Monday, May 19, 2008

Personal Limitations: Gender, Part 2

Last week we consider how male and females view fiction differently. In short, males tend to be more intellectual in their choices while females become more attached to the emotional. So what does this mean for fiction guidelines?

With women, their fiction will be limited by their emotional boundaries. What turns them on? What leaves them edgy? What acts as a catharsis and what drains their ability to cope with reality?

For while fiction can be a wonderful catharsis, the reverse danger is forcing the standards of the imaginary upon reality. An example of this would be expecting a husband to be the hero you see in romances or that it’s always “happily ever after” following the wedding.

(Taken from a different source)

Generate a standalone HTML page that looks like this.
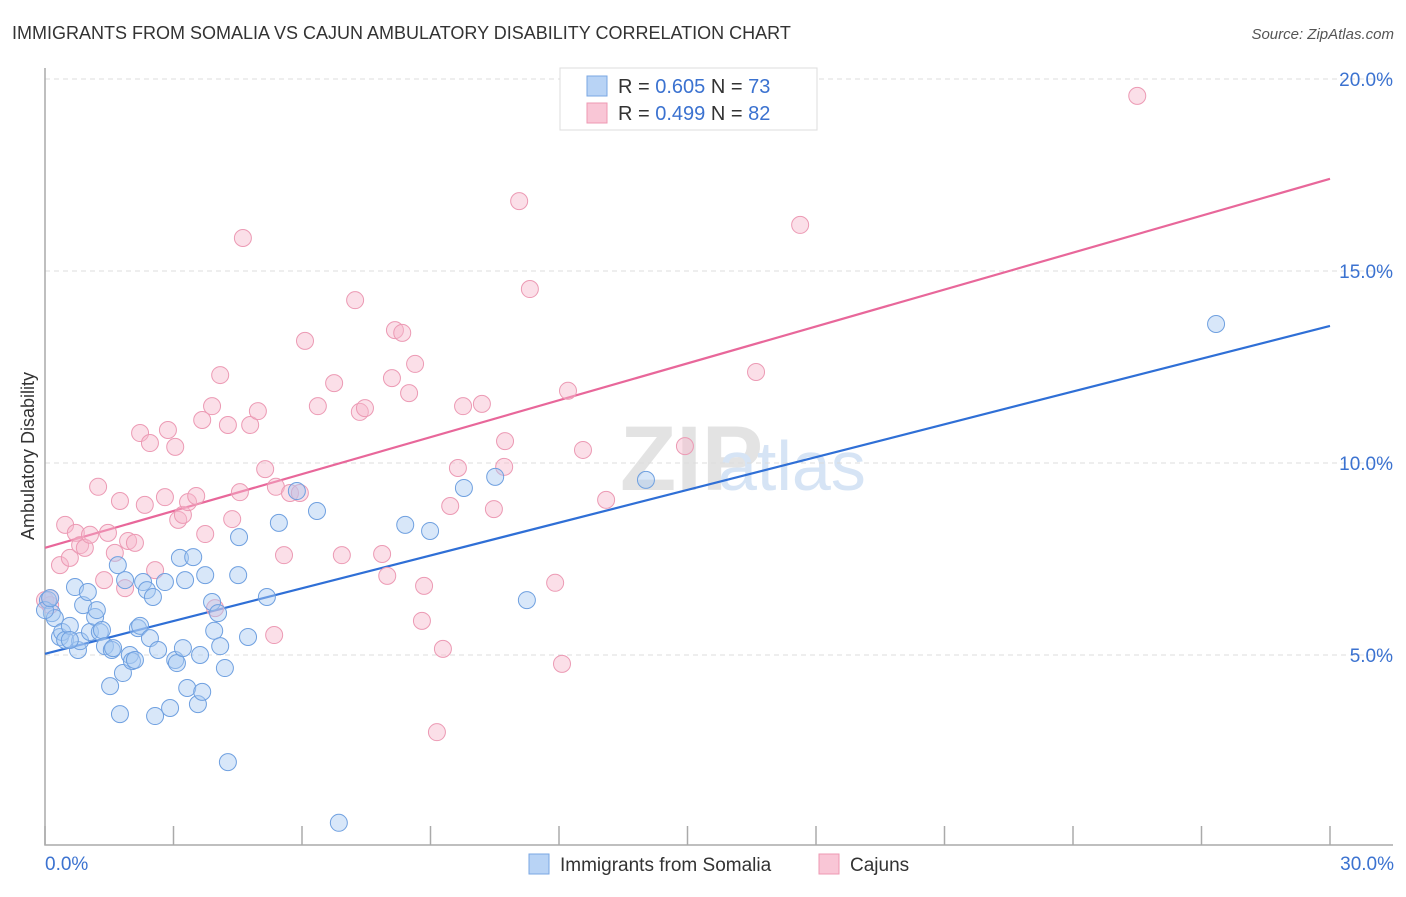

With men, they need to consider emotional disconnection. This allows them to watch movies with higher violence content with less impact, and when they finish a story, the emotional baggage is usually left behind with the story.

However, emotional disconnection can be carried too far. They can become desensitized to the reality of a problem from too many encounters in fiction, and habits can be formed to disconnect from anything emotionally uncomfortable, even (or maybe especially) in the real world.

Is one problem worse than the other? No. The failure to emotionally disconnect fiction and reality can be as dangerous as completely disconnecting. And while each problem is predominately faced by one gender or the other, there is also cross-over. A male can impose the fictional world on the real one, while females can be desensitized. The key is to be aware of the dangers you face in order to guard against it.